As with many open-world gaming franchises, Grand Theft Auto’s settings have never stopped growing. Whether it was its induction into the 3D era with Grand Theft Auto III, HD-era debut Grand Theft Auto IV, or now the upcoming Grand Theft Auto V — whose rendition of Los Santos will eclipse the sizes of GTA: San Andreas, GTA IV and Red Dead Redemption combined — the cities in Rockstar’s flagship franchise have always overwhelmed in both volume and vibrance.
So what if, perhaps instead constructing one bigger metropolis with every successive title, Rockstar decided to, you know, string them all together? Liberty City, Vice City, Los Santos, San Fierro, Las Venturas: fully explorable. All in one game world. Recent comments from Rockstar North chief Leslie Benzies, as well as a rash of next-generation technology hiring, suggest that such a future could be near at hand.

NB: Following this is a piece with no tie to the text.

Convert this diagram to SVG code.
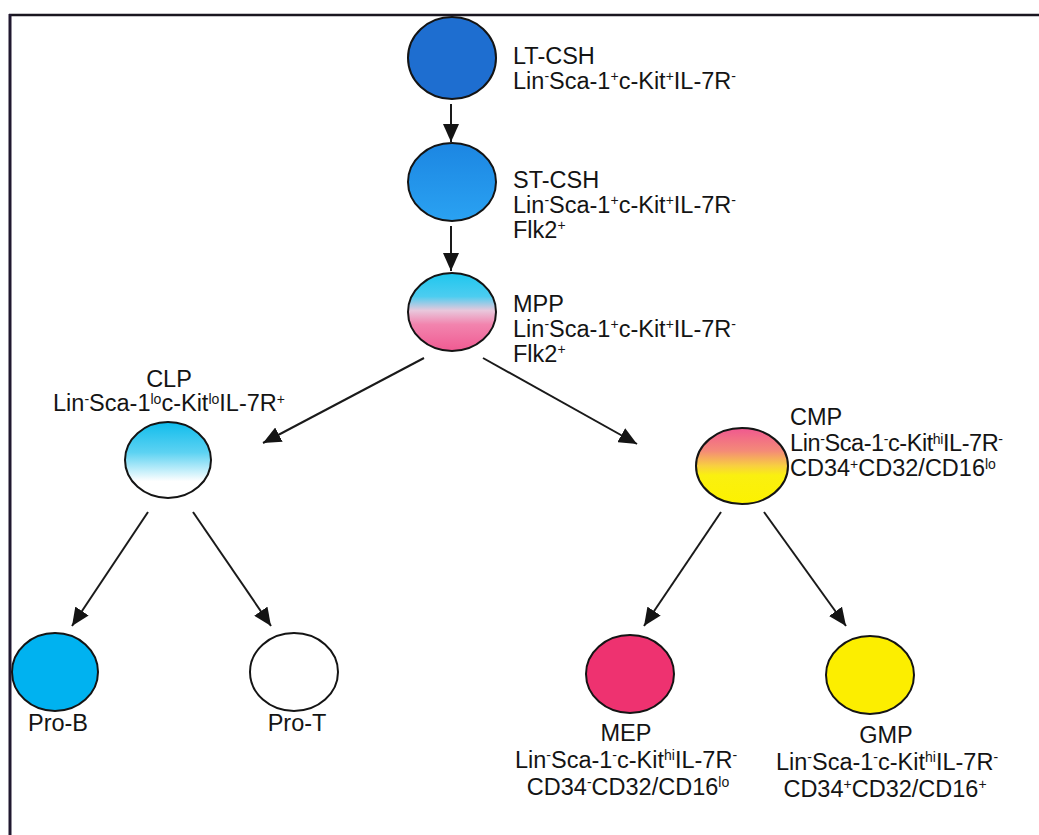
<svg xmlns="http://www.w3.org/2000/svg" width="1039" height="835" viewBox="0 0 1039 835">
<style>
.t{font-family:"Liberation Sans",Arial,sans-serif;font-size:23.5px;fill:#141414}
.s{font-size:14px}
.c{stroke:#1a1a1a;stroke-width:2}
.e{stroke:#141414;stroke-width:2}
</style>
<defs>
<marker id="ah" markerUnits="userSpaceOnUse" markerWidth="18" markerHeight="16" refX="18" refY="8" orient="auto">
<path d="M0,0 L18,8 L0,16 z" fill="#141414"/>
</marker>
<linearGradient id="gST" x1="0" y1="0" x2="0" y2="1">
<stop offset="0" stop-color="#1c86e2"/><stop offset="1" stop-color="#2aa2f2"/>
</linearGradient>
<linearGradient id="gMPP" x1="0" y1="0" x2="0" y2="1">
<stop offset="0" stop-color="#1ec6ee"/><stop offset="0.3" stop-color="#4ccdf0"/><stop offset="0.48" stop-color="#e8c8dc"/><stop offset="0.66" stop-color="#f284ae"/><stop offset="1" stop-color="#f05a92"/>
</linearGradient>
<linearGradient id="gCLP" x1="0" y1="0" x2="0" y2="1">
<stop offset="0" stop-color="#10bcec"/><stop offset="0.4" stop-color="#5cd2f2"/><stop offset="0.78" stop-color="#ffffff"/><stop offset="1" stop-color="#ffffff"/>
</linearGradient>
<linearGradient id="gCMP" x1="0" y1="0" x2="0" y2="1">
<stop offset="0" stop-color="#f05890"/><stop offset="0.3" stop-color="#f48a78"/><stop offset="0.5" stop-color="#f8d040"/><stop offset="0.62" stop-color="#faf010"/><stop offset="1" stop-color="#fcf200"/>
</linearGradient>
</defs>
<rect width="1039" height="835" fill="#ffffff"/>
<g id="frame">
<line x1="9" y1="15" x2="1039" y2="15" stroke="#1a1620" stroke-width="2.5"/>
<line x1="10" y1="14" x2="10" y2="835" stroke="#201830" stroke-width="3"/>
</g>
<g id="connectors" class="c" marker-end="url(#ah)">
<line x1="451" y1="104" x2="451" y2="142"/>
<line x1="451" y1="226" x2="451" y2="271"/>
<line x1="424" y1="358" x2="263" y2="443"/>
<line x1="483" y1="358" x2="637" y2="444"/>
<line x1="148" y1="512" x2="72" y2="626"/>
<line x1="193" y1="512" x2="271" y2="626"/>
<line x1="721" y1="512" x2="644" y2="626"/>
<line x1="764" y1="512" x2="846" y2="626"/>
</g>
<g id="LT-CSH">
<ellipse class="e" cx="452" cy="58" rx="44" ry="41" fill="#1e6ed0"/>
<text class="t" x="513" y="64">LT-CSH</text>
<text class="t" x="513" y="89">Lin<tspan class="s" dy="-8">-</tspan><tspan dy="8">Sca-1</tspan><tspan class="s" dy="-8">+</tspan><tspan dy="8">c-Kit</tspan><tspan class="s" dy="-8">+</tspan><tspan dy="8">IL-7R</tspan><tspan class="s" dy="-8">-</tspan></text>
</g>
<g id="ST-CSH">
<ellipse class="e" cx="452" cy="182" rx="44" ry="39" fill="url(#gST)"/>
<text class="t" x="513" y="188">ST-CSH</text>
<text class="t" x="513" y="213">Lin<tspan class="s" dy="-8">-</tspan><tspan dy="8">Sca-1</tspan><tspan class="s" dy="-8">+</tspan><tspan dy="8">c-Kit</tspan><tspan class="s" dy="-8">+</tspan><tspan dy="8">IL-7R</tspan><tspan class="s" dy="-8">-</tspan></text>
<text class="t" x="513" y="238">Flk2<tspan class="s" dy="-8">+</tspan></text>
</g>
<g id="MPP">
<ellipse class="e" cx="452" cy="312" rx="44" ry="39" fill="url(#gMPP)"/>
<text class="t" x="513" y="312">MPP</text>
<text class="t" x="513" y="337">Lin<tspan class="s" dy="-8">-</tspan><tspan dy="8">Sca-1</tspan><tspan class="s" dy="-8">+</tspan><tspan dy="8">c-Kit</tspan><tspan class="s" dy="-8">+</tspan><tspan dy="8">IL-7R</tspan><tspan class="s" dy="-8">-</tspan></text>
<text class="t" x="513" y="362">Flk2<tspan class="s" dy="-8">+</tspan></text>
</g>
<g id="CLP">
<ellipse class="e" cx="168" cy="460" rx="43" ry="38" fill="url(#gCLP)"/>
<text class="t" x="169" y="387" text-anchor="middle">CLP</text>
<text class="t" x="169" y="411" text-anchor="middle">Lin<tspan class="s" dy="-7">-</tspan><tspan dy="7">Sca-1</tspan><tspan class="s" dy="-7">lo</tspan><tspan dy="7">c-Kit</tspan><tspan class="s" dy="-7">lo</tspan><tspan dy="7">IL-7R</tspan><tspan class="s" dy="-7">+</tspan></text>
</g>
<g id="CMP">
<ellipse class="e" cx="742" cy="466" rx="46" ry="38" fill="url(#gCMP)"/>
<text class="t" x="790" y="425">CMP</text>
<text class="t" x="790" y="451" textLength="213">Lin<tspan class="s" dy="-7">-</tspan><tspan dy="7">Sca-1</tspan><tspan class="s" dy="-7">-</tspan><tspan dy="7">c-Kit</tspan><tspan class="s" dy="-7">hi</tspan><tspan dy="7">IL-7R</tspan><tspan class="s" dy="-7">-</tspan></text>
<text class="t" x="790" y="476">CD34<tspan class="s" dy="-7">+</tspan><tspan dy="7">CD32/CD16</tspan><tspan class="s" dy="-7">lo</tspan></text>
</g>
<g id="Pro-B">
<ellipse class="e" cx="55" cy="672" rx="43" ry="39" fill="#00b2f0"/>
<text class="t" x="58" y="731" text-anchor="middle">Pro-B</text>
</g>
<g id="Pro-T">
<ellipse class="e" cx="294" cy="672" rx="44" ry="39" fill="#ffffff"/>
<text class="t" x="297" y="731" text-anchor="middle">Pro-T</text>
</g>
<g id="MEP">
<ellipse class="e" cx="630" cy="674" rx="44" ry="39" fill="#ee3270"/>
<text class="t" x="626" y="741" text-anchor="middle">MEP</text>
<text class="t" x="626" y="768" text-anchor="middle">Lin<tspan class="s" dy="-8">-</tspan><tspan dy="8">Sca-1</tspan><tspan class="s" dy="-8">-</tspan><tspan dy="8">c-Kit</tspan><tspan class="s" dy="-8">hi</tspan><tspan dy="8">IL-7R</tspan><tspan class="s" dy="-8">-</tspan></text>
<text class="t" x="628" y="795" text-anchor="middle">CD34<tspan class="s" dy="-8">-</tspan><tspan dy="8">CD32/CD16</tspan><tspan class="s" dy="-8">lo</tspan></text>
</g>
<g id="GMP">
<ellipse class="e" cx="870" cy="675" rx="44" ry="39" fill="#fcee00"/>
<text class="t" x="886" y="743" text-anchor="middle">GMP</text>
<text class="t" x="887" y="770" text-anchor="middle">Lin<tspan class="s" dy="-8">-</tspan><tspan dy="8">Sca-1</tspan><tspan class="s" dy="-8">-</tspan><tspan dy="8">c-Kit</tspan><tspan class="s" dy="-8">hi</tspan><tspan dy="8">IL-7R</tspan><tspan class="s" dy="-8">-</tspan></text>
<text class="t" x="885" y="797" text-anchor="middle">CD34<tspan class="s" dy="-8">+</tspan><tspan dy="8">CD32/CD16</tspan><tspan class="s" dy="-8">+</tspan></text>
</g>
</svg>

Speaking with Digital Trends on the legacy of Grand Theft Auto: Vice City — the game celebrated its 10th anniversary by re-releasing on iOS and Android platforms last week — Benzies provided an interesting perspective on how players could explore it once again:
“… at some point we would like to have one big world containing all our cities and let the player fly between them and revisit their favorite areas, and in that context reimagining Vice City would be very interesting.”
“Reimaging” would be the operative word; the original Vice City was set in 1986 Miami. But for a game that’s already so close to scale with its single-city models, such a design could be a viable next step for Grand Theft Auto. Yes, an Easter egg in 2004’s Grand Theft Auto: San Andreas allowed players to fly to Liberty City. But was it a limited Liberty City, not the fully developed world Benzies seems to be theorizing.
In any case, though, the feat is likely something that won’t be possible in time for next Spring’s Grand Theft Auto V. Fortunately, Rockstar Games seems to be hiring (yet again) for the technology that will underpin its next-generation titles.
Rockstar North, GTA’s main development wing, posted a job listing recently for a core engine programmer. Citing responsibilities for engine development aspects such as world representation, rendering, graphics and effects, the post also adds: “This is an exciting opportunity to develop cutting-edge architectures and high performance systems for current and next-gen platforms.”
Meanwhile, Red Dead Redemption outfit Rockstar San Diego is looking to implement new technology into its RAGE physics engine. A job opening for a physics programmer asks for someone who can “work closely with game teams to integrate new technologies as well as evangelize best practices and process in using those technologies across Rockstar’s studios.” Rockstar is “looking at future needs and expansion of its RAGE engine,” the listing says, and it may well be a harbinger for future work on a Grand Theft Auto game or the oft-rumored next-gen development of Red Dead Redemption 2.
Between openings earlier this year for next-gen artists and a new open-world game, it’s clear the company has a number of projects spinning around in development. What do you think the next Rockstar title — and perhaps its first next-gen project — will be? Would you like to see a Grand Theft Auto that unites every city into one giant game world?